* YOUR INSTRUCTIONS
Starting at the first line of the listing below, repeat each line up to and including the one containing "const DEPTH = 7;". Leave out pictures.

* * *

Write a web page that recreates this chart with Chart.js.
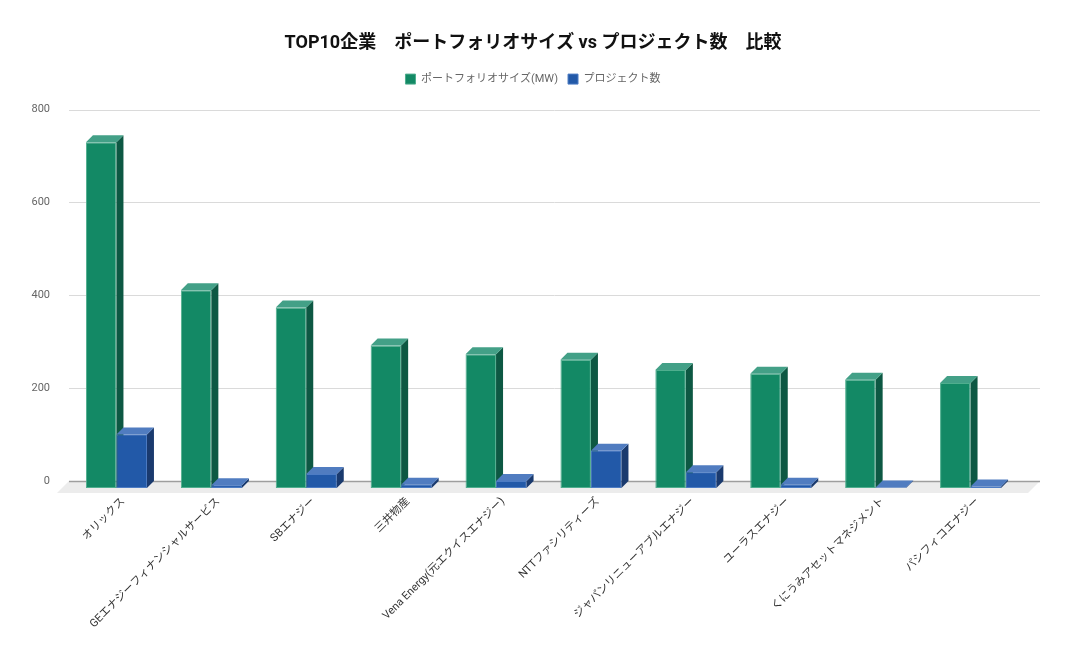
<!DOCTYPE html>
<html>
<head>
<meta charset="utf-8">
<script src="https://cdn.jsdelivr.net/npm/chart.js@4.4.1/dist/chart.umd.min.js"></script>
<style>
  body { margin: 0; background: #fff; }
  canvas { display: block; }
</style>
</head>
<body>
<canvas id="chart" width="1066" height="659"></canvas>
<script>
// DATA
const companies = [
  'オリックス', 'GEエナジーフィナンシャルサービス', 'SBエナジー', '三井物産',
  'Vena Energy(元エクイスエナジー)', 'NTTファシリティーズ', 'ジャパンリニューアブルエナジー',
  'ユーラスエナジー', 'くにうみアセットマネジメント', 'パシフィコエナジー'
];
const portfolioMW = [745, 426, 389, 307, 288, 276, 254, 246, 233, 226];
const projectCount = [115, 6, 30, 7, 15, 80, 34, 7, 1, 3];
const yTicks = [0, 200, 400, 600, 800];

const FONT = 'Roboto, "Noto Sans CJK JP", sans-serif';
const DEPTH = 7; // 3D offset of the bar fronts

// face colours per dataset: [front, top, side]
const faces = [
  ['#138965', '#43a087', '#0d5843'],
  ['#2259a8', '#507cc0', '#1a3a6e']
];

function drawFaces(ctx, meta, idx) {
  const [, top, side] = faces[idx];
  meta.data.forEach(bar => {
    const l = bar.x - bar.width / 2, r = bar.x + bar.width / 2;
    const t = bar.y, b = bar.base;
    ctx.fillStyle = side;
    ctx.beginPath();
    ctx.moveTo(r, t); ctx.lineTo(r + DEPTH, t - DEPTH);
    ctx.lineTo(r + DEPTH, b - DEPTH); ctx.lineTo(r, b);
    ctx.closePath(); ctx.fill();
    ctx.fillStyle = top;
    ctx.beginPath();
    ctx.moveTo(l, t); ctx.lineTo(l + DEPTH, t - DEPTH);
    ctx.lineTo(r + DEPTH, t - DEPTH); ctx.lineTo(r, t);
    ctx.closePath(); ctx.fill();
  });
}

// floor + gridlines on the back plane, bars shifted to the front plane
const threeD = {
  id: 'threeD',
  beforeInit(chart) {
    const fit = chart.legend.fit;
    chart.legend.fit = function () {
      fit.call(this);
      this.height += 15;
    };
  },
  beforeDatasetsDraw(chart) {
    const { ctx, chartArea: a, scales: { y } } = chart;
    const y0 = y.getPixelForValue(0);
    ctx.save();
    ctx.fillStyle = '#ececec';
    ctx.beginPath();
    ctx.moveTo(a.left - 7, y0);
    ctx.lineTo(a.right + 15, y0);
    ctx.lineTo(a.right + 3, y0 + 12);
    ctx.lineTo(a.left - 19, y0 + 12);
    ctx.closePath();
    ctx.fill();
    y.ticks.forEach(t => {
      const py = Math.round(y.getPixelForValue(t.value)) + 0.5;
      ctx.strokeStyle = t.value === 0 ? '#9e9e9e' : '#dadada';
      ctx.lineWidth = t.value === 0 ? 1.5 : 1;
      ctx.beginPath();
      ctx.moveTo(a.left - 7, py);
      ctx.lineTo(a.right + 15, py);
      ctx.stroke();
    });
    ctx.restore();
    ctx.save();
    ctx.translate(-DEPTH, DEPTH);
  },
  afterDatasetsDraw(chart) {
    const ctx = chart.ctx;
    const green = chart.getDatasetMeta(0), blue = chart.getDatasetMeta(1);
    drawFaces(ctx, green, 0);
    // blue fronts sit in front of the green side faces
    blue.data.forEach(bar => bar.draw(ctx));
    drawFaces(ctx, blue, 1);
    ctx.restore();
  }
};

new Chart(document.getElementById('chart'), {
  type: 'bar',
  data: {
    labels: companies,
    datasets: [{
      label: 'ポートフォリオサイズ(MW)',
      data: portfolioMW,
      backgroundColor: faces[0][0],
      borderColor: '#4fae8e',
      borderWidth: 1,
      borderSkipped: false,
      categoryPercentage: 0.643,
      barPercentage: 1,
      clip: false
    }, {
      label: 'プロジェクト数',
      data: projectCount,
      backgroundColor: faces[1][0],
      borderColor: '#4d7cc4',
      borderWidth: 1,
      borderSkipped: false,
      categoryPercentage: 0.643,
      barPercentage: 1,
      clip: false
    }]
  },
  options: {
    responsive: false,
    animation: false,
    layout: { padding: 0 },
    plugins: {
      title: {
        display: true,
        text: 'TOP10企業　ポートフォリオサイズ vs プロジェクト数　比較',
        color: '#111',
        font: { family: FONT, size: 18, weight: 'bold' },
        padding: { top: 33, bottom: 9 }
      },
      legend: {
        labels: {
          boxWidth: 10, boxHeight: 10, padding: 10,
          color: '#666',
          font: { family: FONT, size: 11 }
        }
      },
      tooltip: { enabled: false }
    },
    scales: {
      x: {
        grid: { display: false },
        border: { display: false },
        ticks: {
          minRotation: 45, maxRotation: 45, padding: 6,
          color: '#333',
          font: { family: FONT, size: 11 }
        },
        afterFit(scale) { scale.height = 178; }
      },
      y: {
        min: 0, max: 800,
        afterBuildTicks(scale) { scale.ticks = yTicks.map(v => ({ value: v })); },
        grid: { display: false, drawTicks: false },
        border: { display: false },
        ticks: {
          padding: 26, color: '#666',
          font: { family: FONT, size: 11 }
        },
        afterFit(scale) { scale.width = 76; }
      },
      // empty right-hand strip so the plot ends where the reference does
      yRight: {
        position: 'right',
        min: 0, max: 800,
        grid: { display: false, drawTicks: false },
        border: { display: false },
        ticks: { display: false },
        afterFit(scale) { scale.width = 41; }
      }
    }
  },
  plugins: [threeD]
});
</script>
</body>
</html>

* * *

* WRITTEN SOLUTION
Write a web page that recreates this chart with Chart.js.
<!DOCTYPE html>
<html>
<head>
<meta charset="utf-8">
<script src="https://cdn.jsdelivr.net/npm/chart.js@4.4.1/dist/chart.umd.min.js"></script>
<style>
  body { margin: 0; background: #fff; }
  canvas { display: block; }
</style>
</head>
<body>
<canvas id="chart" width="1066" height="659"></canvas>
<script>
// DATA
const companies = [
  'オリックス', 'GEエナジーフィナンシャルサービス', 'SBエナジー', '三井物産',
  'Vena Energy(元エクイスエナジー)', 'NTTファシリティーズ', 'ジャパンリニューアブルエナジー',
  'ユーラスエナジー', 'くにうみアセットマネジメント', 'パシフィコエナジー'
];
const portfolioMW = [745, 426, 389, 307, 288, 276, 254, 246, 233, 226];
const projectCount = [115, 6, 30, 7, 15, 80, 34, 7, 1, 3];
const yTicks = [0, 200, 400, 600, 800];

const FONT = 'Roboto, "Noto Sans CJK JP", sans-serif';
const DEPTH = 7; // 3D offset of the bar fronts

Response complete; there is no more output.